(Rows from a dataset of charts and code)
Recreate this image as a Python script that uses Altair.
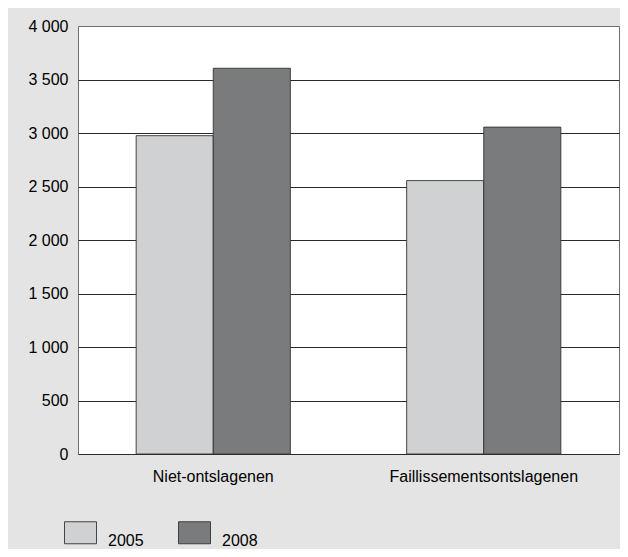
import altair as alt
import pandas as pd

categories = ["Niet-ontslagenen", "Faillissementsontslagenen"]
years = ["2005", "2008"]
values_2005 = [2975, 2555]
values_2008 = [3605, 3055]
y_ticks = [0, 500, 1000, 1500, 2000, 2500, 3000, 3500, 4000]
colors = ["#d0d1d3", "#7a7b7d"]

rows = []
for i, c in enumerate(categories):
    rows.append({"cat": c, "year": years[0], "value": values_2005[i]})
    rows.append({"cat": c, "year": years[1], "value": values_2008[i]})
df = pd.DataFrame(rows)

FONT = "Liberation Sans"

chart = alt.Chart(df).mark_bar(stroke="#333333", strokeWidth=0.9).encode(
    x=alt.X("cat:N", sort=categories, title=None,
            scale=alt.Scale(paddingInner=0.43, paddingOuter=0.215),
            axis=alt.Axis(labelAngle=0, ticks=False, domain=False, labelPadding=14,
                          labelLimit=0,
                          labelFontSize=16, labelFont=FONT, labelColor="#000000")),
    xOffset=alt.XOffset("year:N", sort=years, scale=alt.Scale(paddingInner=0, paddingOuter=0)),
    y=alt.Y("value:Q", title=None,
            scale=alt.Scale(domain=[0, 4000], nice=False),
            axis=alt.Axis(values=y_ticks, ticks=False, domain=False, labelPadding=10,
                          labelFontSize=16, labelFont=FONT, labelColor="#000000",
                          labelExpr="replace(format(datum.value, ','), ',', ' ')",
                          gridColor={"condition": {"test": "datum.value === 4000", "value": "#6e6e6e"},
                                     "value": "#2a2a2a"},
                          gridWidth=1)),
    color=alt.Color("year:N", sort=years, scale=alt.Scale(domain=years, range=colors),
                    legend=alt.Legend(title=None, orient="none", direction="horizontal",
                                      legendX=-14, legendY=490, padding=0,
                                      symbolType="M-1,-0.6875H1V0.6875H-1Z", symbolSize=1024,
                                      symbolStrokeColor="#333333", symbolStrokeWidth=0.9,
                                      symbolOpacity=1,
                                      labelFontSize=16, labelFont=FONT, labelColor="#000000",
                                      labelOffset=11, labelBaseline="top",
                                      columnPadding=32)),
).properties(
    width=541,
    height=428,
    autosize=alt.AutoSizeParams(type="none"),
    padding={"left": 70, "top": 18, "right": 1, "bottom": 95},
).configure(
    background="#e4e4e4",
).configure_view(
    fill="#ffffff", stroke="#6e6e6e", strokeWidth=1,
)

chart.save("out.html", embed_options={"renderer": "svg", "actions": False})
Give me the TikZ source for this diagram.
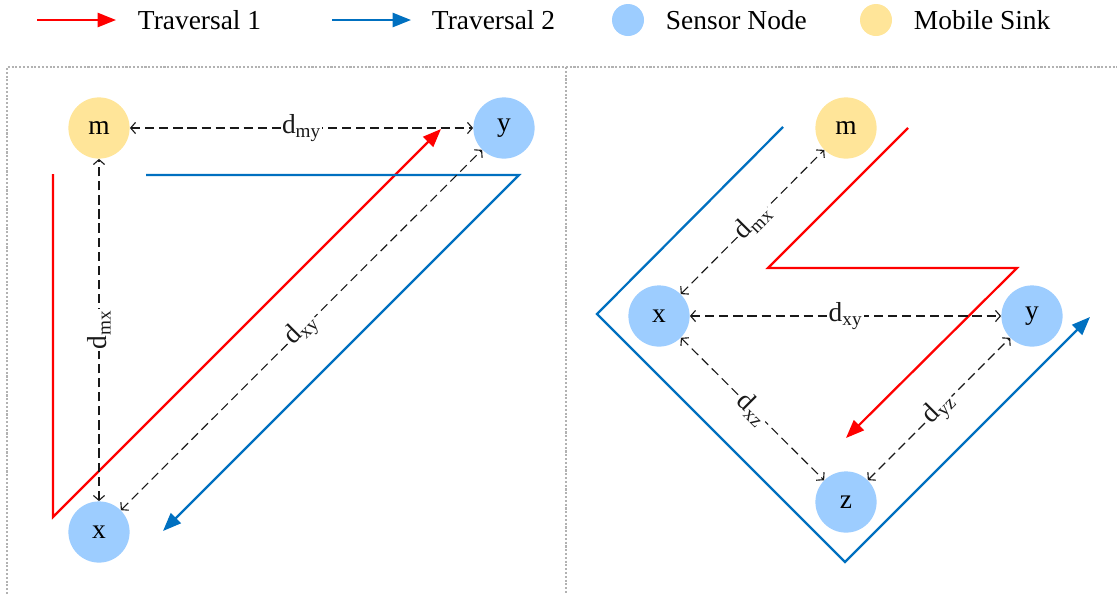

> **Exercise brief**:
Leave the pictures out and reproduce all of the records exactly.

> **Output for this exercise**:
Recreate this image as a Python script that uses Altair.
import altair as alt
import pandas as pd

categories = ["Niet-ontslagenen", "Faillissementsontslagenen"]
years = ["2005", "2008"]
values_2005 = [2975, 2555]
values_2008 = [3605, 3055]
y_ticks = [0, 500, 1000, 1500, 2000, 2500, 3000, 3500, 4000]
colors = ["#d0d1d3", "#7a7b7d"]

rows = []
for i, c in enumerate(categories):
    rows.append({"cat": c, "year": years[0], "value": values_2005[i]})
    rows.append({"cat": c, "year": years[1], "value": values_2008[i]})
df = pd.DataFrame(rows)

FONT = "Liberation Sans"

chart = alt.Chart(df).mark_bar(stroke="#333333", strokeWidth=0.9).encode(
    x=alt.X("cat:N", sort=categories, title=None,
            scale=alt.Scale(paddingInner=0.43, paddingOuter=0.215),
            axis=alt.Axis(labelAngle=0, ticks=False, domain=False, labelPadding=14,
                          labelLimit=0,
                          labelFontSize=16, labelFont=FONT, labelColor="#000000")),
    xOffset=alt.XOffset("year:N", sort=years, scale=alt.Scale(paddingInner=0, paddingOuter=0)),
    y=alt.Y("value:Q", title=None,
            scale=alt.Scale(domain=[0, 4000], nice=False),
            axis=alt.Axis(values=y_ticks, ticks=False, domain=False, labelPadding=10,
                          labelFontSize=16, labelFont=FONT, labelColor="#000000",
                          labelExpr="replace(format(datum.value, ','), ',', ' ')",
                          gridColor={"condition": {"test": "datum.value === 4000", "value": "#6e6e6e"},
                                     "value": "#2a2a2a"},
                          gridWidth=1)),
    color=alt.Color("year:N", sort=years, scale=alt.Scale(domain=years, range=colors),
                    legend=alt.Legend(title=None, orient="none", direction="horizontal",
                                      legendX=-14, legendY=490, padding=0,
                                      symbolType="M-1,-0.6875H1V0.6875H-1Z", symbolSize=1024,
                                      symbolStrokeColor="#333333", symbolStrokeWidth=0.9,
                                      symbolOpacity=1,
                                      labelFontSize=16, labelFont=FONT, labelColor="#000000",
                                      labelOffset=11, labelBaseline="top",
                                      columnPadding=32)),
).properties(
    width=541,
    height=428,
    autosize=alt.AutoSizeParams(type="none"),
    padding={"left": 70, "top": 18, "right": 1, "bottom": 95},
).configure(
    background="#e4e4e4",
).configure_view(
    fill="#ffffff", stroke="#6e6e6e", strokeWidth=1,
)

chart.save("out.html", embed_options={"renderer": "svg", "actions": False})
Give me the TikZ source for this diagram.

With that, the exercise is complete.